Nouvelle visite de Norlynne Coar : des t-shirts pour l’équipe et une petite victoire pour moi : non seulement elle m’apporte la possibilité d’accéder au Look Manager System version Cinematographer pendant deux mois - ce ne serait qu’une victoire personnelle -, mais elle m’annonce qu’à la suite de mes plaintes (transmises par ses soins) les " marqueteurs " ont décidé d’offrir une possibilité d’essai digne de ce nom aux chefs opérateurs : trente jours de la version " cinematographer ". Je la remercie chaleureusement et sincèrement et poussant mon avantage lui suggère d’offrir à tous (je pense particulièrement aux étudiants et aux opérateurs moins expérimentés) la version extralite sans limites de durée aucune. A suivre, j’espère.
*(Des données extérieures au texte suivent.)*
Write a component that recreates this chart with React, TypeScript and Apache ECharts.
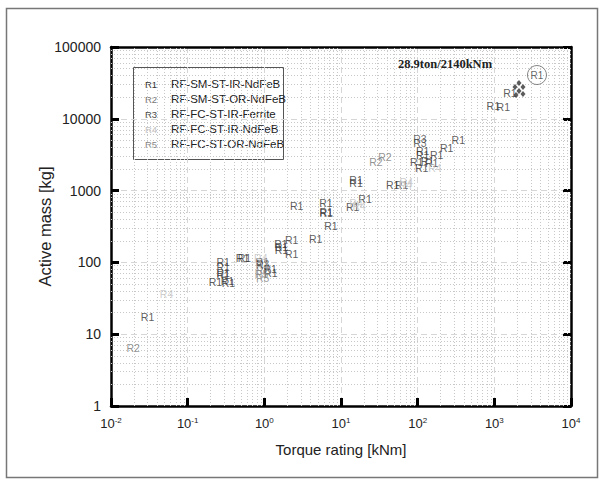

Mercredi 6 avril, jour 13 (et dernier)
Journée rasoir au possible, pas de photos et pas de travail non plus par conséquent avec le 3cP. Mais comme c’est le dernier jour de ce bref test, il est temps de tirer quelques conclusions. Le 3cP est un logiciel d’étalonnage et de transmissions d’images de référence tout à fait épatant. Rapidité, simplicité, commodité, élégance, exactitude, tout est là. S’il était à vendre à un prix raisonnable, je l’achèterais. Mais il va falloir attendre, d’abord que le logiciel mûrisse un peu, de l’aveu même de Yuri le produit a encore quelques bugs, et ensuite que sa commercialisation soit plus clairement définie (je veux dire moins élitiste !).

Lors d’un prochain tournage, en juin, j’essaierai le Speedgrade et puis je tâcherai de comparer les trois produits. En attendant j’encourage Yuri à venir faire un tour à Paris afin de présenter son produit à l’AFC ainsi qu’aux laboratoires et sociétés de postproduction nos associés.